On Missing Clarion and Waiting on Material

Jul 14, 2010 23:07

Because I (mostly) spend my work-unrelated online time snooping around the websites and journals of writers and artists I admire, I caught news of a little writing workshop on the west coast called Clarion. I heard about Clarion by way of the blog of George R. R. Martin.

I did not attend Clarion this year. Simply put, it was very expensive. I understand that there are still young writers rich, desperate, priviledged, lucky or ruthless enough to figure out a way to attend workshops like this one, but I am not a member of that club. I believe that good writers have the capacity to give good advice and good instruction. I would definitely have made the most of my experience there (had I been wealthy enough to go, had I applied, and had I been accepted, which I by no means assume I would have been), but the notion that published authors have some sort of secret knowledge about how to get published and make millions is absurd. In fact, I'm absolutely positive that many great writers would make terrible teachers. I also have a creeping suspicion that at least some (and at most nearly all) of the applicants for Clarion apply so they can share a classroom with an admired or favorite author. To steer clear of that company may have been in my best interest. I can tell myself all I want that Clarion would have been a bust, but I crave knowledge, I crave improvement in my craft, and I crave the company of other writers. I also crave dark chocolate covered marzipan.

George R. R. Martin was an instructor at this year's Clarion, and is author of the terrifyingly good Song of Ice and Fire series (which is in production for its first season on HBO), and master of plaguing his fans with an agonizingly long wait for the fifth and latest book in the series, A Dance with Dragons.

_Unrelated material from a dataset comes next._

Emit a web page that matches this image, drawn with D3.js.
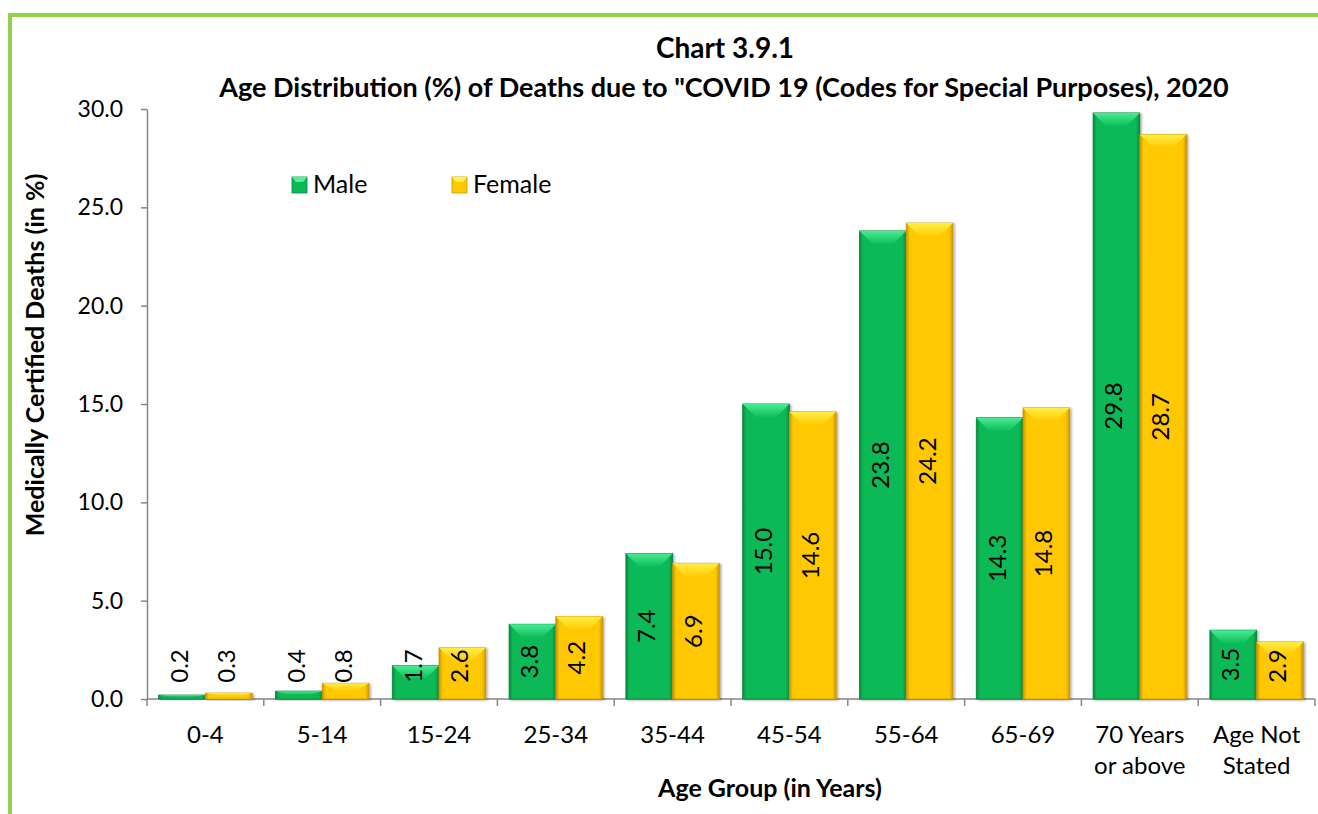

Rant: I understand how writers often spread themselves thin, hopping from project to project before the first is completed, desperately scribbling to get the ideas out on paper while they are still fresh in the mind and flowing freely. Sometimes projects just get thrown on the back burner in order for something new to come along and spice up the body of a writer's work. While I make no claims at being a popular, published or prolific writer, I think I am entitled to my correct opinion when I say that people ought to finish what they start, and finish it well. I'm still waiting on Martin to deliver unto the masses the next Ice and Fire installment, and no, I do not want to read Wild Cards, thank you. Just give me Jon Snow, Jaime Lannister and Victarion Greyjoy, and everything will be copacetic. Scott Lynch, this means you too. I'll read your other stuff, I promise. Just AFTER I finish the first stuff.

Now, I'm not one of those readers who fanatically clings to a small circle of writers within a given genre. True, I prefer sword and sorcery and mystery, but I am widely read. I'm not loyal to authors. I'm a book-whore. Hurry up and give me new material, or I swear I'll read Terry Goodkind next.

Oops. Too late.

Take a look at poor Robert Jordan. The man wrote obnoxiously long-winded stories about eleventy-seven or so characters who are chained to his plot destination like oarsmen on a sinking ship. No one could possibly keep track of all of the Wheel of Time characters without taking notes, and many of them are so similar, I would have to backtrack to be sure who was who, and where, and when. Several books before Jordan's Wheel of Time series was slated to end, the poor guy passed away. I want it to be known that I enjoyed two of the Wheel of Time books, and thought Jordan's fantasy setting was slightly original and thoroughly discovered. I respect anyone who has the tenacity to make a go of it as a writer, and applaud Robert Jordan for writing so much (although I believe his stories would have benefited from a trimming of the fat). I can think of no more horrifying thing than to have your work, your legacy, left adrift on the high seas of literature, captainless.

Thoughts like these push me to work harder on Elysium, and Search for Arthur Van Webb, and Hunt for the White Fox, and How to Kill a Dead Man. It seems I have quite a few things to work on myself. Luckily, all of mine share the same backdrop, so work on one helps develop the others. However, Elysium is my first priority, and we will see something come of it soon, and very soon.